Okay. And then, just finally, I was a bit surprised to see the OIBDA and covenant EBITDA have sort of a continued gap. I was curious sort of when you'll think you'll see that -- those numbers sort of shift. So specifically sort of seeing the LTM or reported adjusted OIBDA compared with the covenant EBITDA, when do you think those numbers will start looking more of the same? And when do you think that will get reflected more in the income statement versus sort of a pro forma adjustment? That would be helpful.
Well, obviously, the pro forma EBITDA reflects add-backs that are largely onetime or noncash items, such as severance, restructuring from PLG, integration and are presented in a pro forma basis as if the add-backs are realized on an LTM basis.

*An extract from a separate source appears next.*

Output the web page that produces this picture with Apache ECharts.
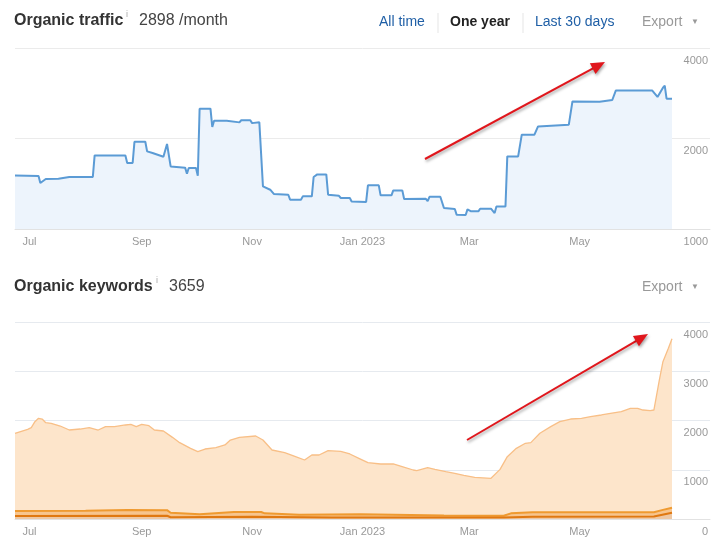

As PLG flows through, that portion will start to come off and you will see that start to close the gap, as you said. Note that, as we look at programs such as -- discrete programs such as cost containment, the cost related to that will be in. And so those things are things that we continue to evaluate going forward. But other than that, you will see the PLG part start to wash through.
Okay, thank you. As of this moment, we don't have questions in queue.
Great. Thanks for your time today, everyone. I hope you all enjoy what's left of this summer, and we'll talk to you again soon. Bye-bye.
And that concludes today's conference. Thank you all for participating. You may now all disconnect.